34 Rockwell Automation Publication 1783-UM003G-EN-P - December 2012
Chapter 2 Switch Software Features
Storm Control
Storm control prevents traffic on a LAN from being disrupted by a broadcast,
multicast, or unicast storm on one of the physical interfaces. A LAN storm occurs
when packets flood the LAN, creating excessive traffic and degrading network
performance. Errors in the protocol-stack implementation, mistakes in network
configurations, or users issuing a denial-of-service attack can cause a storm.
Storm control (or traffic suppression) monitors packets passing from an interface
to the switching bus and determines if the packet is unicast, multicast, or
broadcast. The switch counts the number of packets of a specified type received
within the 1-second time interval and compares the measurement with a
predefined suppression-level threshold.
Storm control uses one of these methods to measure traffic activity:
• Bandwidth as a percentage of the total available bandwidth of the port that
can be used by the broadcast, multicast, or unicast traffic.
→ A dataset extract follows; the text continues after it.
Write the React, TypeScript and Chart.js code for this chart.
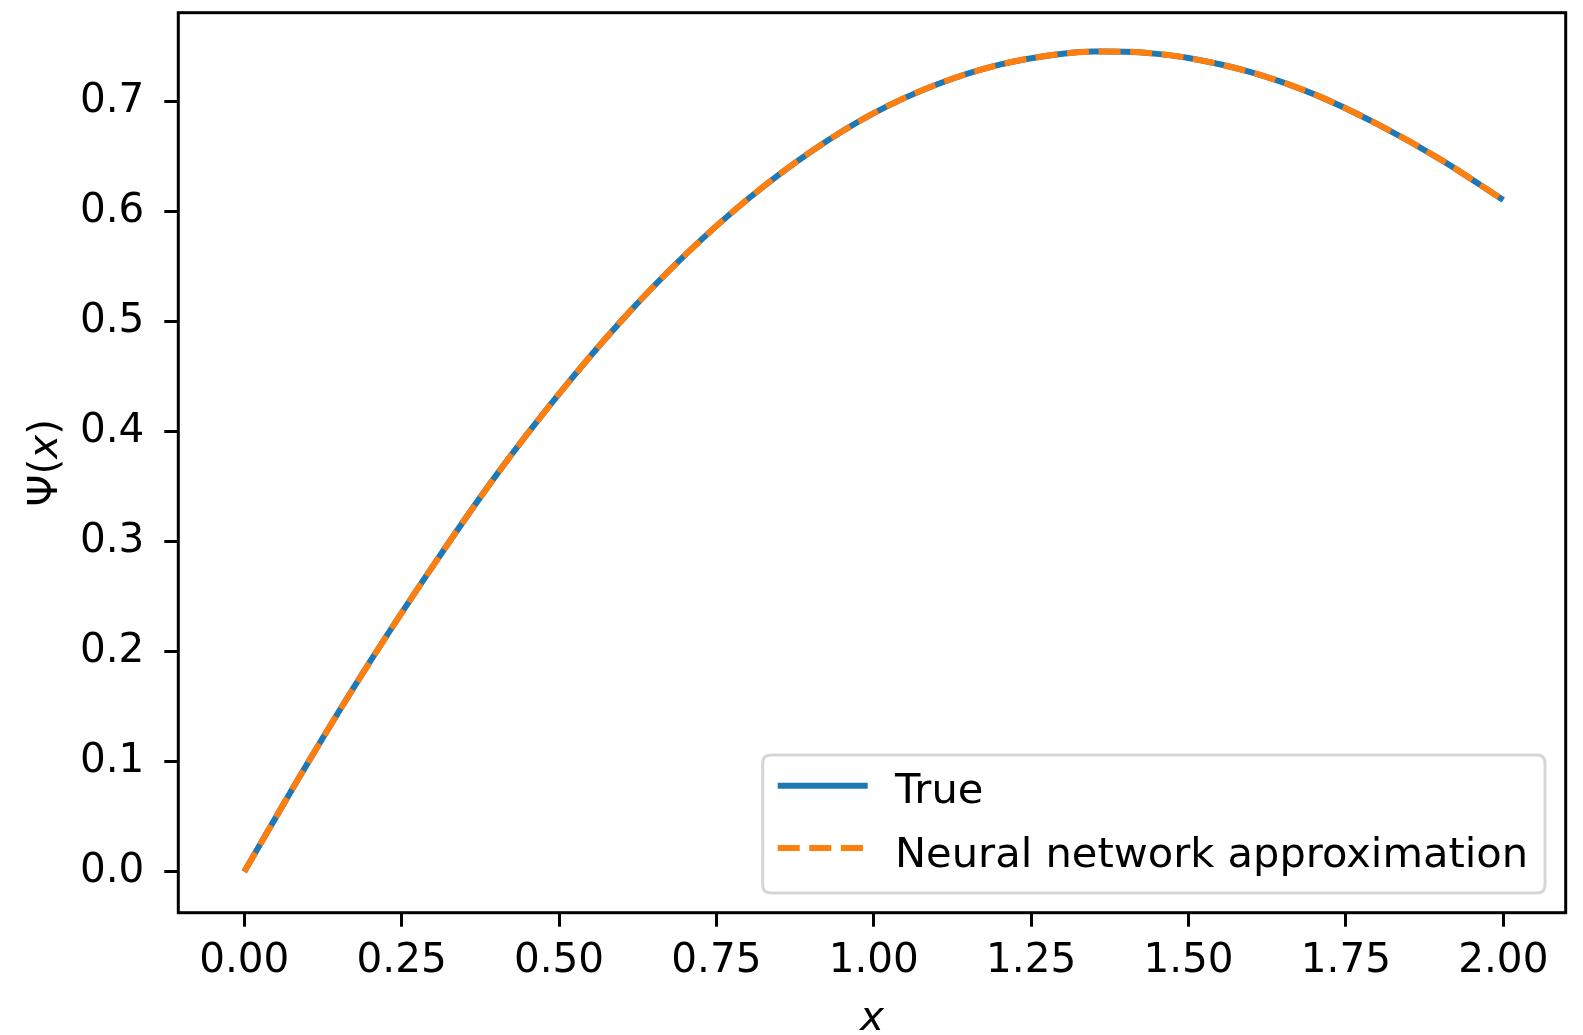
import React, { useEffect, useRef } from 'react';
import { Chart, registerables } from 'chart.js';

Chart.register(...registerables);

// ---- data ----
const xValues = [0.0, 0.1, 0.2, 0.3, 0.4, 0.5, 0.6, 0.7, 0.8, 0.9, 1.0, 1.1, 1.2, 1.3, 1.35, 1.4, 1.45, 1.5, 1.6, 1.7, 1.8, 1.9, 2.0];
const trueValues = [0.0, 0.098, 0.191, 0.278, 0.36, 0.434, 0.501, 0.56, 0.611, 0.654, 0.689, 0.715, 0.733, 0.743, 0.7449, 0.7448, 0.7428, 0.739, 0.726, 0.706, 0.679, 0.647, 0.61];
const nnValues = [0.0, 0.098, 0.191, 0.278, 0.36, 0.434, 0.501, 0.56, 0.611, 0.654, 0.689, 0.715, 0.733, 0.743, 0.7449, 0.7448, 0.7428, 0.739, 0.726, 0.706, 0.679, 0.647, 0.61];
const seriesLabels = ['True', 'Neural network approximation'];
const xTickValues = [0, 0.25, 0.5, 0.75, 1.0, 1.25, 1.5, 1.75, 2.0];
const xTickLabels = ['0.00', '0.25', '0.50', '0.75', '1.00', '1.25', '1.50', '1.75', '2.00'];
const yTickValues = [0, 0.1, 0.2, 0.3, 0.4, 0.5, 0.6, 0.7];
const yTickLabels = ['0.0', '0.1', '0.2', '0.3', '0.4', '0.5', '0.6', '0.7'];
const xAxisTitle = 'x';
const yAxisTitleParts = ['Ψ(', 'x', ')'];

const FONT = "'DejaVu Sans', sans-serif";
const FS = 40.5;
const LFS = 41.6;
const BLUE = '#1f77b4';
const ORANGE = '#ff7f0e';

const decorPlugin = {
  id: 'decor',
  afterDraw(chart: any) {
    const { ctx, chartArea: a } = chart;
    ctx.save();
    // axes frame
    ctx.strokeStyle = '#000';
    ctx.lineWidth = 3;
    ctx.strokeRect(a.left, a.top, a.right - a.left, a.bottom - a.top);

    // x axis title (italic x)
    ctx.fillStyle = '#000';
    ctx.textBaseline = 'alphabetic';
    ctx.textAlign = 'center';
    ctx.font = `oblique ${FS}px ${FONT}`;
    ctx.fillText(xAxisTitle, (a.left + a.right) / 2, 1030);

    // y axis title, rotated
    ctx.save();
    ctx.translate(57, (a.top + a.bottom) / 2);
    ctx.rotate(-Math.PI / 2);
    const fonts = [`${FS}px ${FONT}`, `oblique ${FS}px ${FONT}`, `${FS}px ${FONT}`];
    let total = 0;
    const widths = yAxisTitleParts.map((p, i) => {
      ctx.font = fonts[i];
      const w = ctx.measureText(p).width;
      total += w;
      return w;
    });
    let cx = -total / 2;
    ctx.textAlign = 'left';
    yAxisTitleParts.forEach((p, i) => {
      ctx.font = fonts[i];
      ctx.fillText(p, cx, 0);
      cx += widths[i];
    });
    ctx.restore();

    // legend
    const bx1 = a.right - 20.7;
    const by1 = a.bottom - 19.7;
    const bx0 = 762.7;
    const by0 = 755;
    const r = 8;
    ctx.beginPath();
    ctx.moveTo(bx0 + r, by0);
    ctx.lineTo(bx1 - r, by0);
    ctx.quadraticCurveTo(bx1, by0, bx1, by0 + r);
    ctx.lineTo(bx1, by1 - r);
    ctx.quadraticCurveTo(bx1, by1, bx1 - r, by1);
    ctx.lineTo(bx0 + r, by1);
    ctx.quadraticCurveTo(bx0, by1, bx0, by1 - r);
    ctx.lineTo(bx0, by0 + r);
    ctx.quadraticCurveTo(bx0, by0, bx0 + r, by0);
    ctx.closePath();
    ctx.fillStyle = 'rgba(255,255,255,0.8)';
    ctx.fill();
    ctx.strokeStyle = 'rgba(204,204,204,0.8)';
    ctx.lineWidth = 3;
    ctx.stroke();

    const ds = chart.data.datasets;
    const rows = [785.7, 848];
    const base = [803.3, 866.7];
    ds.forEach((d: any, i: number) => {
      ctx.beginPath();
      ctx.strokeStyle = d.borderColor;
      ctx.lineWidth = 6;
      ctx.setLineDash(d.borderDash || []);
      ctx.lineCap = 'butt';
      ctx.moveTo(bx0 + 15, rows[i]);
      ctx.lineTo(bx0 + 105, rows[i]);
      ctx.stroke();
      ctx.setLineDash([]);
      ctx.fillStyle = '#000';
      ctx.font = `${LFS}px ${FONT}`;
      ctx.textAlign = 'left';
      ctx.textBaseline = 'alphabetic';
      ctx.fillText(d.label, 895, base[i]);
    });
    ctx.restore();
  },
};

export default function App() {
  const ref = useRef<HTMLCanvasElement>(null);
  useEffect(() => {
    const chart = new Chart(ref.current as HTMLCanvasElement, {
      type: 'line',
      data: {
        datasets: [
          {
            label: seriesLabels[0],
            data: xValues.map((x, i) => ({ x, y: trueValues[i] })),
            borderColor: BLUE,
            borderWidth: 6,
            pointRadius: 0,
            cubicInterpolationMode: 'monotone',
            order: 2,
          },
          {
            label: seriesLabels[1],
            data: xValues.map((x, i) => ({ x, y: nnValues[i] })),
            borderColor: ORANGE,
            borderWidth: 6,
            borderDash: [22, 9.6],
            pointRadius: 0,
            cubicInterpolationMode: 'monotone',
            order: 1,
          },
        ],
      },
      options: {
        animation: false,
        responsive: false,
        devicePixelRatio: 1,
        layout: { padding: { left: 0, top: 12.7, right: 17.3, bottom: 0 } },
        plugins: { legend: { display: false }, tooltip: { enabled: false } },
        scales: {
          x: {
            type: 'linear',
            min: -0.1048,
            max: 2.0991,
            afterFit: (s: any) => { s.height = 122.3; s.paddingLeft = 0; s.paddingRight = 0; s.paddingTop = 0; s.paddingBottom = 0; },
            afterBuildTicks: (s: any) => { s.ticks = xTickValues.map((v) => ({ value: v })); },
            grid: { drawOnChartArea: false, drawTicks: true, tickLength: 14, tickWidth: 3, tickColor: '#000' },
            border: { display: false },
            ticks: {
              padding: 10,
              maxRotation: 0,
              autoSkip: false,
              color: '#000',
              font: { family: FONT, size: FS },
              callback: (v: any) => { const i = xTickValues.findIndex((t) => Math.abs(t - v) < 1e-9); return i >= 0 ? xTickLabels[i] : ''; },
            },
          },
          y: {
            type: 'linear',
            min: -0.0372,
            max: 0.7802,
            afterFit: (s: any) => { s.width = 178.3; s.paddingLeft = 0; s.paddingRight = 0; s.paddingTop = 0; s.paddingBottom = 0; },
            afterBuildTicks: (s: any) => { s.ticks = yTickValues.map((v) => ({ value: v })); },
            grid: { drawOnChartArea: false, drawTicks: true, tickLength: 14, tickWidth: 3, tickColor: '#000' },
            border: { display: false },
            ticks: {
              padding: 20,
              autoSkip: false,
              color: '#000',
              font: { family: FONT, size: FS },
              callback: (v: any) => { const i = yTickValues.findIndex((t) => Math.abs(t - v) < 1e-9); return i >= 0 ? yTickLabels[i] : ''; },
            },
          },
        },
      },
      plugins: [decorPlugin],
    } as any);
    return () => chart.destroy();
  }, []);
  return (
    <div style={{ position: 'absolute', left: 0, top: 0, width: 1583, height: 1035, background: '#fff' }}>
      <canvas ref={ref} width={1583} height={1035} style={{ display: 'block' }} />
    </div>
  );
}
• Traffic rate in packets per second at which broadcast, multicast, or unicast
packets are received.
• Traffic rate in bits per second at which broadcast, multicast, or unicast
packets are received.
With each method, the port blocks traffic when the rising threshold is reached.
The port remains blocked until the traffic rate drops below the falling threshold
and then resumes normal forwarding. In general, the higher the level, the less
effective the protection against broadcast storms.
The graph shows broadcast traffic patterns on an interface over a given period of
time. The example can also be applied to multicast and unicast traffic. In this
example, the broadcast traffic being forwarded exceeded the configured threshold
between time intervals T1 and T2 and between T4 and T5. When the amount of
specified traffic exceeds the threshold, all traffic of that kind is dropped for the
next time period. Therefore, broadcast traffic is blocked during the intervals
following T2 and T5. At the next time interval (for example, T3), if broadcast
traffic does not exceed the threshold, it is again forwarded.
When the storm control threshold for multicast traffic is
reached, all multicast traffic except network management
traffic, such as bridge protocol data unit (BDPU) and Cisco
Discovery Protocol (CDP) frames, are blocked.